__THE REQUEST__: Extract every line of the material below and reproduce it faithfully.

__RAW DATA__:
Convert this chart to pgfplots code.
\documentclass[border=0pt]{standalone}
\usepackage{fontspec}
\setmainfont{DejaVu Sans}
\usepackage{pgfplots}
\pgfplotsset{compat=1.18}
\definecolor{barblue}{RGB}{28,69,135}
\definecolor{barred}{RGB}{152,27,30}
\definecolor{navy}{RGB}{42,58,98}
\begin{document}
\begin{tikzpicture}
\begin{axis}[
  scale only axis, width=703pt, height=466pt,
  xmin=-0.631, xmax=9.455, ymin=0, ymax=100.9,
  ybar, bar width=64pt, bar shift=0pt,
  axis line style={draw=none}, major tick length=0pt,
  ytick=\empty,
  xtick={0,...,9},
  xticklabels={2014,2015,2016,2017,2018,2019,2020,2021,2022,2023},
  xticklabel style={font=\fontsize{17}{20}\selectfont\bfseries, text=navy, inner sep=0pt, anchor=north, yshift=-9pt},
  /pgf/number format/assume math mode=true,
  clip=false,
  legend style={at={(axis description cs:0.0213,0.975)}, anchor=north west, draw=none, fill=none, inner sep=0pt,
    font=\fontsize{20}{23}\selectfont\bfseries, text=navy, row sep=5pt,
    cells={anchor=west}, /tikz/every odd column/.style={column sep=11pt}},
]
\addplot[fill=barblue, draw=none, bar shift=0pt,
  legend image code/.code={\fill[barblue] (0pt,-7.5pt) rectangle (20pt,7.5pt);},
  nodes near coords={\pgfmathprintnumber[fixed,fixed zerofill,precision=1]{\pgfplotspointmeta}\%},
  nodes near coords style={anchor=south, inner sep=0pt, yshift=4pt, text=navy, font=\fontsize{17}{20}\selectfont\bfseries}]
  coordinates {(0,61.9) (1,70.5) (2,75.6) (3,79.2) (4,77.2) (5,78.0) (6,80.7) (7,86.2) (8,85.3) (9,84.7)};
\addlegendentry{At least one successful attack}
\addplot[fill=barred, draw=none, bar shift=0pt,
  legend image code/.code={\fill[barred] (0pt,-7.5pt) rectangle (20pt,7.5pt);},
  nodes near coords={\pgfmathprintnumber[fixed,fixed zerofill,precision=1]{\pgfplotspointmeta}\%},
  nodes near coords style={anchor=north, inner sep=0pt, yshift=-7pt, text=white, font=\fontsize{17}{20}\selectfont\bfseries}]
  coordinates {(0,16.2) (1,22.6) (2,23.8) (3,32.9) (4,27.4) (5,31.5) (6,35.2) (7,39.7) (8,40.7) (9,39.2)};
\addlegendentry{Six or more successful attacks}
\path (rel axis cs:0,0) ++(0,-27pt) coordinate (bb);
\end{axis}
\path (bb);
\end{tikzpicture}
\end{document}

__ANSWER BELOW__:
Convert this chart to pgfplots code.
\documentclass[border=0pt]{standalone}
\usepackage{fontspec}
\setmainfont{DejaVu Sans}
\usepackage{pgfplots}
\pgfplotsset{compat=1.18}
\definecolor{barblue}{RGB}{28,69,135}
\definecolor{barred}{RGB}{152,27,30}
\definecolor{navy}{RGB}{42,58,98}
\begin{document}
\begin{tikzpicture}
\begin{axis}[
  scale only axis, width=703pt, height=466pt,
  xmin=-0.631, xmax=9.455, ymin=0, ymax=100.9,
  ybar, bar width=64pt, bar shift=0pt,
  axis line style={draw=none}, major tick length=0pt,
  ytick=\empty,
  xtick={0,...,9},
  xticklabels={2014,2015,2016,2017,2018,2019,2020,2021,2022,2023},
  xticklabel style={font=\fontsize{17}{20}\selectfont\bfseries, text=navy, inner sep=0pt, anchor=north, yshift=-9pt},
  /pgf/number format/assume math mode=true,
  clip=false,
  legend style={at={(axis description cs:0.0213,0.975)}, anchor=north west, draw=none, fill=none, inner sep=0pt,
    font=\fontsize{20}{23}\selectfont\bfseries, text=navy, row sep=5pt,
    cells={anchor=west}, /tikz/every odd column/.style={column sep=11pt}},
]
\addplot[fill=barblue, draw=none, bar shift=0pt,
  legend image code/.code={\fill[barblue] (0pt,-7.5pt) rectangle (20pt,7.5pt);},
  nodes near coords={\pgfmathprintnumber[fixed,fixed zerofill,precision=1]{\pgfplotspointmeta}\%},
  nodes near coords style={anchor=south, inner sep=0pt, yshift=4pt, text=navy, font=\fontsize{17}{20}\selectfont\bfseries}]
  coordinates {(0,61.9) (1,70.5) (2,75.6) (3,79.2) (4,77.2) (5,78.0) (6,80.7) (7,86.2) (8,85.3) (9,84.7)};
\addlegendentry{At least one successful attack}
\addplot[fill=barred, draw=none, bar shift=0pt,
  legend image code/.code={\fill[barred] (0pt,-7.5pt) rectangle (20pt,7.5pt);},
  nodes near coords={\pgfmathprintnumber[fixed,fixed zerofill,precision=1]{\pgfplotspointmeta}\%},
  nodes near coords style={anchor=north, inner sep=0pt, yshift=-7pt, text=white, font=\fontsize{17}{20}\selectfont\bfseries}]
  coordinates {(0,16.2) (1,22.6) (2,23.8) (3,32.9) (4,27.4) (5,31.5) (6,35.2) (7,39.7) (8,40.7) (9,39.2)};
\addlegendentry{Six or more successful attacks}
\path (rel axis cs:0,0) ++(0,-27pt) coordinate (bb);
\end{axis}
\path (bb);
\end{tikzpicture}
\end{document}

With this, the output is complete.